Visit Sharonville bookstore The Book Bus Depot on Saturday, March 2 to meet Tilly the Book Bus, a 1962 mint green VW single-cab truck that has been, for the last five years, visiting coffee shops around Cincinnati and providing new children’s books to area schools. Now Tilly has her own book, with a story that’s told by her owner Melanie Moore, who arranges Tilly’s travel schedule and runs The Book Bus Depot, aka Tilly’s headquarters.
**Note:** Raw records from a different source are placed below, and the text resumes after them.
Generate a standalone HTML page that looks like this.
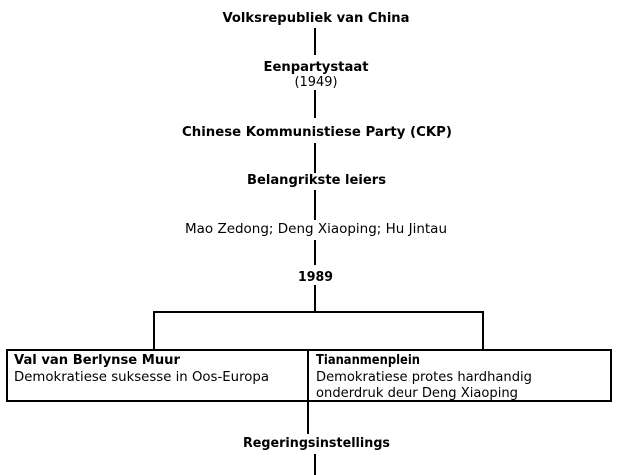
<!DOCTYPE html>
<html>
<head>
<meta charset="utf-8">
<style>
  html, body { margin: 0; padding: 0; background: #fff; }
  svg { display: block; }
  text { font-family: "DejaVu Sans", "Liberation Sans", sans-serif; font-size: 13.5px; fill: #000; }
  .b { font-weight: bold; }
</style>
</head>
<body>
<svg width="617" height="475" viewBox="0 0 617 475" xmlns="http://www.w3.org/2000/svg">
  <rect x="0" y="0" width="617" height="475" fill="#fff"/>

  <!-- vertical trunk segments -->
  <rect x="314" y="28" width="2" height="27" fill="#000"/>
  <rect x="314" y="90" width="2" height="28" fill="#000"/>
  <rect x="314" y="143" width="2" height="30" fill="#000"/>
  <rect x="314" y="190" width="2" height="30" fill="#000"/>
  <rect x="314" y="240" width="2" height="25" fill="#000"/>
  <rect x="314" y="285" width="2" height="27" fill="#000"/>

  <!-- branch -->
  <rect x="153" y="311" width="331" height="2" fill="#000"/>
  <rect x="153" y="311" width="2" height="39" fill="#000"/>
  <rect x="482" y="311" width="2" height="39" fill="#000"/>

  <!-- box -->
  <rect x="7" y="350" width="604" height="51" fill="none" stroke="#000" stroke-width="2"/>
  <rect x="307" y="350" width="2" height="51" fill="#000"/>

  <!-- lower lines -->
  <rect x="307" y="401" width="2" height="33" fill="#000"/>
  <rect x="314" y="454" width="2" height="21" fill="#000"/>

  <!-- labels -->
  <text class="b" x="316" y="22" text-anchor="middle" textLength="187" lengthAdjust="spacingAndGlyphs">Volksrepubliek van China</text>
  <text class="b" x="316" y="71" text-anchor="middle" textLength="105" lengthAdjust="spacingAndGlyphs">Eenpartystaat</text>
  <text x="316" y="86" text-anchor="middle" textLength="43" lengthAdjust="spacingAndGlyphs">(1949)</text>
  <text class="b" x="317" y="136" text-anchor="middle" textLength="270" lengthAdjust="spacingAndGlyphs">Chinese Kommunistiese Party (CKP)</text>
  <text class="b" x="316.5" y="184" text-anchor="middle" textLength="139" lengthAdjust="spacingAndGlyphs">Belangrikste leiers</text>
  <text x="316" y="233" text-anchor="middle" textLength="262" lengthAdjust="spacingAndGlyphs">Mao Zedong; Deng Xiaoping; Hu Jintau</text>
  <text class="b" x="315.5" y="281" text-anchor="middle" textLength="35" lengthAdjust="spacingAndGlyphs">1989</text>

  <text class="b" x="14" y="364" textLength="166" lengthAdjust="spacingAndGlyphs">Val van Berlynse Muur</text>
  <text x="14" y="381" textLength="255" lengthAdjust="spacingAndGlyphs">Demokratiese suksesse in Oos-Europa</text>

  <text class="b" x="316" y="364" textLength="104" lengthAdjust="spacingAndGlyphs">Tiananmenplein</text>
  <text x="316" y="381" textLength="216" lengthAdjust="spacingAndGlyphs">Demokratiese protes hardhandig</text>
  <text x="316" y="397" textLength="202" lengthAdjust="spacingAndGlyphs">onderdruk deur Deng Xiaoping</text>

  <text class="b" x="316.5" y="447" text-anchor="middle" textLength="147" lengthAdjust="spacingAndGlyphs">Regeringsinstellings</text>
</svg>
</body>
</html>
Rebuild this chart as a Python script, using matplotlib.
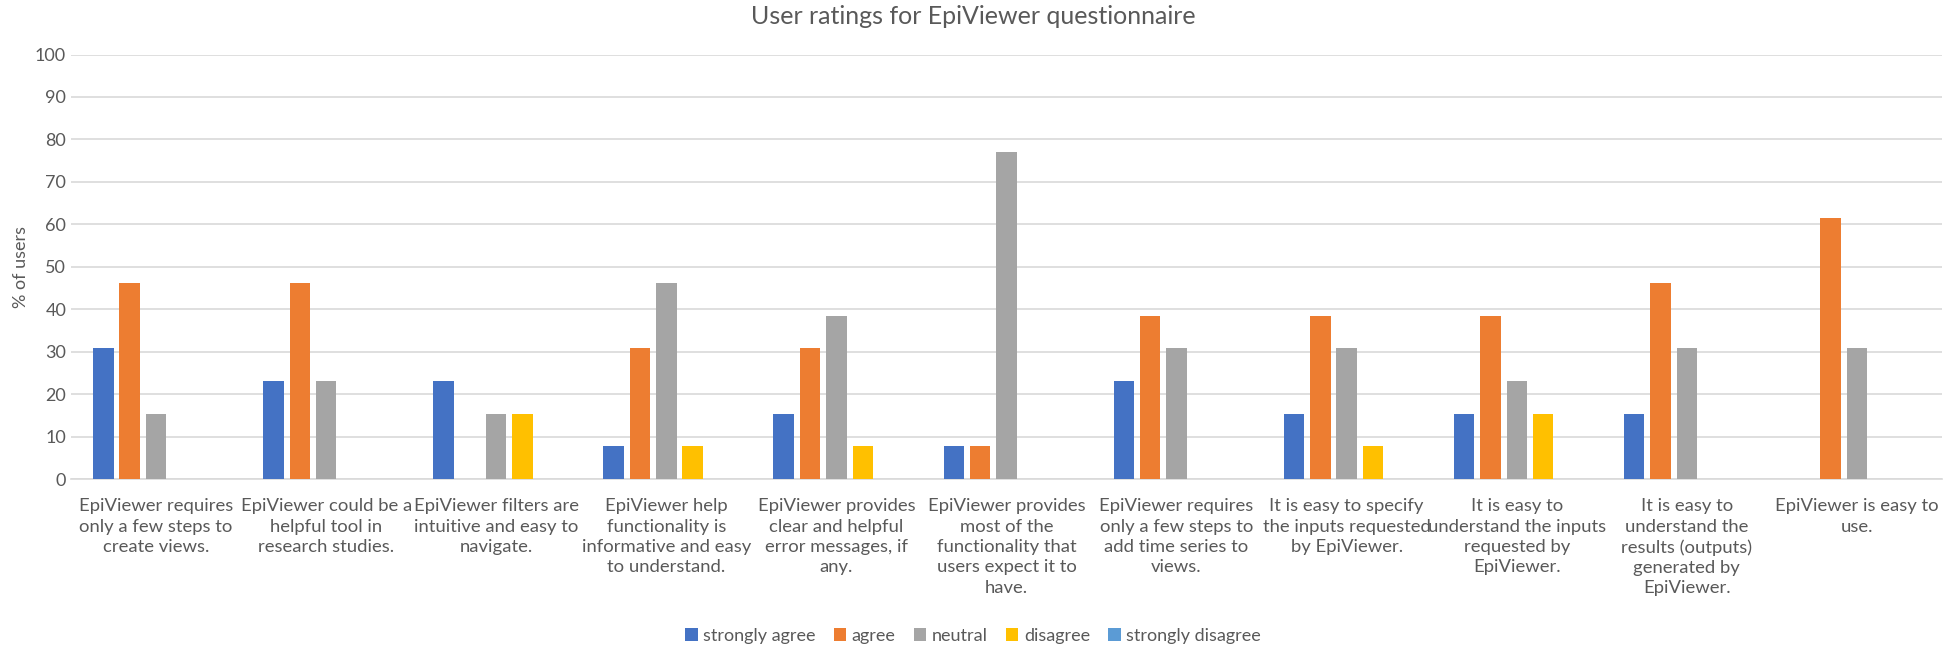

Moore collaborated with local artist Mike Helm and fellow children’s bookstore owner Brian Wray to bring the story to life.
The Book Bus (Schiffer Publishing) begins with Tilly’s early life on a cherry farm, where she hauls a truck bed loaded with cherry crates during the day and spends her nights in a barn. “It’s all true,” Moore says, noting that the book bus made its initial journey from out west to Ohio so that her husband, a VW afficionado, could repair the engine of the single-cab classic. “When we brought her home, she had all these old cherry crates in the bottom of the truck,” she recalls.
Three years later, inspired by tales of mobile bookstores like Parnassus on Wheels, Moore reimagined the truck as a book bus. The picture book recounts the journey by introducing a young girl who reads in the truck bed at night and inspires Tilly to eventually take cartons of books to local children. When Tilly runs out of books with two would-be readers waiting forlornly by her truck bed, it looks like she’s in trouble. But, just in time, “a group of grown-ups with arms full of colorful books” offer to share their books with the remaining children.
The scene represents The Book Bus’s nonprofit work. “The community came around and supported Tilly and filled her crates back up, which is what I feel the community does for me,” says Moore. “I wanted to show how a community of people could come together to promote literacy.”
In real life, after 25 years of teaching in inner-city schools in California, Missouri, and Ohio, Moore was tired to seeing underfunded libraries. Her vision in The Book Bus Depot was to channel profits from Book Bus sales to purchasing new books for school libraries. And, over the last five years, she’s done just that. To facilitate the nonprofit, all workers at the Book Bus Depot are volunteer and Moore doesn’t take a salary. She now has a national following on social media and is a mainstay in the region’s independent bookstore scene.
From the early days of running The Book Bus, Moore thought the bus’s story would make a great picture book. She turned to writer Brian Wray, a children’s bookstore owner in Vermont who had written children’s books, and artist Mike Helm, who lives in Hyde Park, to make her vision a reality. “From the beginning, I knew I wanted the pictures to feel like art,” she says.
To create the illustrations for The Book Bus, Helm individually painted each spread. The soft green hues of the landscape perfectly frame the appealing book bus and create a calm, soothing atmosphere for the story. My favorite illustration features a full moon casting a silvery glow over the barn that houses Tilly. In the middle of the spread, the girl reader crosses the dark lawn with her flashlight and book as she makes her way to Tilly’s truck bed, where she’ll read the night away.
There’s something about Tilly that draws real children to her. “It’s all Tilly, she’s the star attraction here,” Moore says of the nonprofit’s success. “If I’m out and about, people are drawn to her. The truck is just a showstopper.” My 3-year-old daughter had this reaction to just the picture of Tilly in The Book Bus.
We will be at the shop in person on March 2 (10 a.m.-4 p.m.) to see the real Tilly and have our copy of the book signed by the two authors and illustrator, all of whom will be in attendance. Original artwork from the book will be on display, and the event will include giveaways, activities, and sweet treats compliments of Lulu’s Sweets Boutique.